I first picked up a guitar and took a couple of lessons when I was 12. I didn’t do it again until I was 17 and then I switched to bass. Somewhere between 1987 and now, I also switched to being behind the scenes instead of on stage. It was from this new vantage point that I think I have learned the most about life and life in music.
The music industry is fascinating. It is an absolute mash-up of myths and cold, hard realities. It is an everyday struggle for fans, musicians, journalists and all the other players to actually tell the difference.
You want a definitive example of this? Digital downloads. This was going to be long tail Nirvana… everyone could find their audience, make a living and keep music alive and well. Instead, the flipside has been true. Major labels retained their power, small bands are drowning in the swamps of competitions and very few people are making money.

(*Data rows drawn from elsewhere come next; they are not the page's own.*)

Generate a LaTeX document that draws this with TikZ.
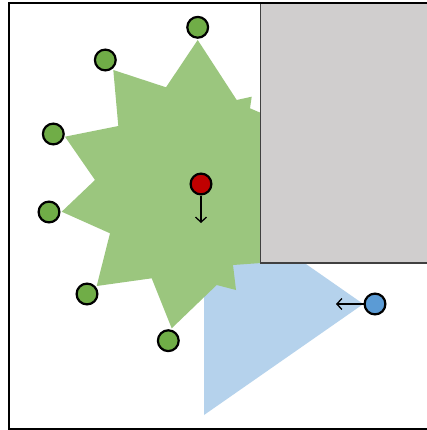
\documentclass[tikz,border=0pt]{standalone}
\usetikzlibrary{arrows.meta,positioning,calc}
\definecolor{puntoverde}{RGB}{112,173,71}
\definecolor{robotrojo}{RGB}{192,0,0}
\definecolor{agenteazul}{RGB}{91,155,213}
\definecolor{muro}{RGB}{208,206,206}
\tikzset{
    marca/.style={
        circle,                   % forma básica: círculo
        draw=black,               % borde negro
        line width=2.2pt,         % borde grueso
        fill=#1,                  % relleno con el color que se pasa
        minimum size=20.8pt,      % diámetro del punto
        inner sep=0pt             % sin espacio interior (no lleva texto)
    },
    zonaescaneo/.style={
        fill=puntoverde!70!white  % relleno verde suave del polígono
    },
    zonavision/.style={
        fill=agenteazul!45!white  % relleno azul claro del cono
    },
    obstaculo/.style={
        draw=black!75,            % borde gris oscuro
        line width=1.2pt,
        fill=muro                 % relleno gris claro
    },
    rumbo/.style={
        -{Straight Barb[length=5pt,width=11pt]}, % punta abierta
        line width=1.3pt
    }
}
\begin{document}
\begin{tikzpicture}[x=1pt,y=-1pt]
    \useasboundingbox (0,0) rectangle (427,430);
    \fill[white] (9.3,3.3) rectangle (440,429);

    % cono de visión del agente
    \fill[zonavision] (204,193) -- (363.3,304) -- (204,415) -- cycle;

    % polígono del escaneo
    \fill[zonaescaneo] (197.7,40) -- (166,87.3) -- (113.3,70) -- (118.3,126)
        -- (65,136.7) -- (95,180) -- (61.7,211.7) -- (110,233.3)
        -- (96.7,286) -- (151.7,278.3) -- (171.7,328.3) -- (216.7,285)
        -- (236,290) -- (233,265) -- (275,262) -- (300,200) -- (275,150)
        -- (300,125) -- (261.7,113.3) -- (250,108.3) -- (251.7,96.7)
        -- (236.7,100) -- cycle;

    % obstáculo
    \draw[obstaculo] (260.7,3.3) rectangle (440,263);

    % puntos del escaneo
    \node[marca=puntoverde] (p1) at (197.7,27.3) {};
    \node[marca=puntoverde] (p2) at (105.3,60) {};
    \node[marca=puntoverde] (p3) at (53.3,134) {};
    \node[marca=puntoverde] (p4) at (49,212) {};
    \node[marca=puntoverde] (p5) at (87,294) {};
    \node[marca=puntoverde] (p6) at (168.3,340.7) {};

    % robot y agente
    \node[marca=robotrojo] (robot) at (201,184) {};
    \node[marca=agenteazul] (agente) at (375,304) {};
    \coordinate (rumborobot) at (201,223);
    \coordinate (rumboagente) at (336,304);

    \draw[rumbo] (robot) -- (rumborobot);
    \draw[rumbo] (agente) -- (rumboagente);

    % marco
    \draw[line width=2pt] (9.3,3.3) rectangle (440,429);
\end{tikzpicture}
\end{document}
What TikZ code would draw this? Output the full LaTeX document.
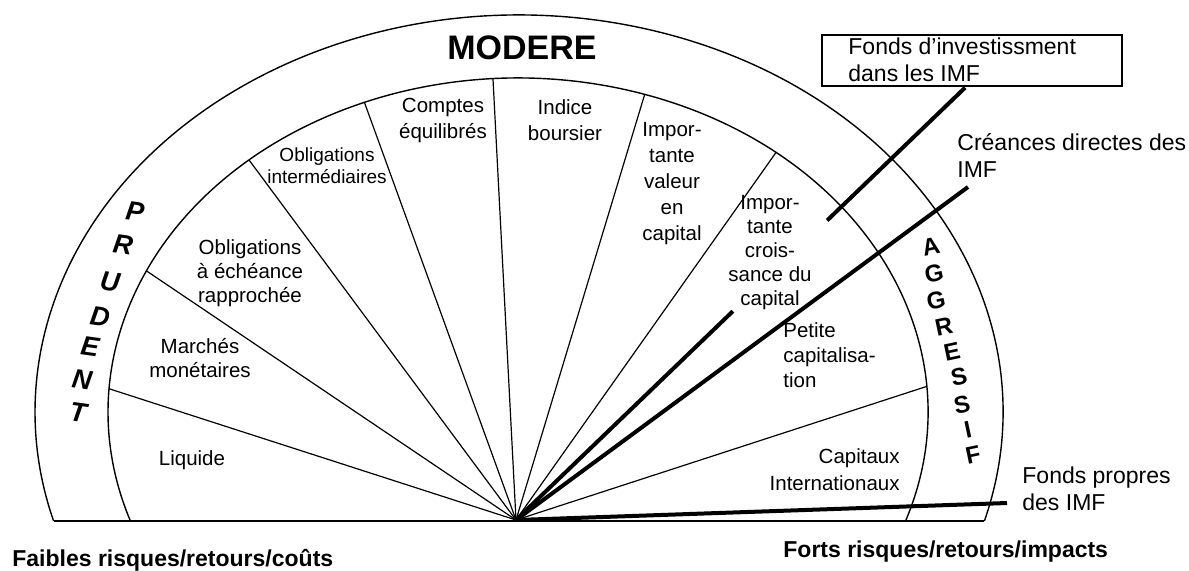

It’s a very telling demonstration of how methods are often as good as the conditions they thrive in. What worked for artists in the 80’s will not work now. As for what does work now, well it seems mainly to be money. Money and a good dose of old fashioned hard work with a liberal basting of luck.
None the less, there are some very definite things that all top music stars seem to have in common. Things that many aspiring music stars choose to ignore.
* They all work very hard
* They are all very business savvy, or they employ someone who is
* They work to extend or expand their skills set
* They don’t have a plan B
What’s all the more astounding about these 4 points apart from them being ignored by 99% of aspiring musicians, is that they are exactly the same 4 points that will take you a long way down the road to success in ANY career.
The myths of music, it seems, are so deeply embedded that most people prefer to believe that, somehow, someone very important will discover them, exactly where they are, doing exactly what they are doing now, and make them a star. I am not sure if it is how deluded this is that annoys me so much, or how passive it is.
These are very often the self-same people who say they do not believe in magic or coincidence. But magic is what it will take for them to have a career in music. And again, substitute the word music for any other career you can think of and you will find a large body of people essentially believing in magic as their primary career advancement tool.
I know now why I did not succeed as a musician: I didn’t practice enough. I didn’t learn enough, I didn’t play enough. I put in my two band practices a week and I believed in the dream. I certainly didn’t put in the work I have subsequently seen really successful artists put in. I started playing guitar in 1987. That means, by next year, I have theoretically been playing the instrument for 30 years. I don’t really want to think about how technically good I could be now if I just played for 1 hour, Monday to Friday, every week for those 30 years.
But I didn’t want to. It seemed like too much hard work, so I did something else. And that is my sole defence: I went on to do something else. I didn’t keep on believing and hoping while doing nothing new.
Sometimes it’s really important to remember that focusing on what you want and acting on it is the best recipe for success. Get practiced, get better, get connected. No other recipes for success work unless you do.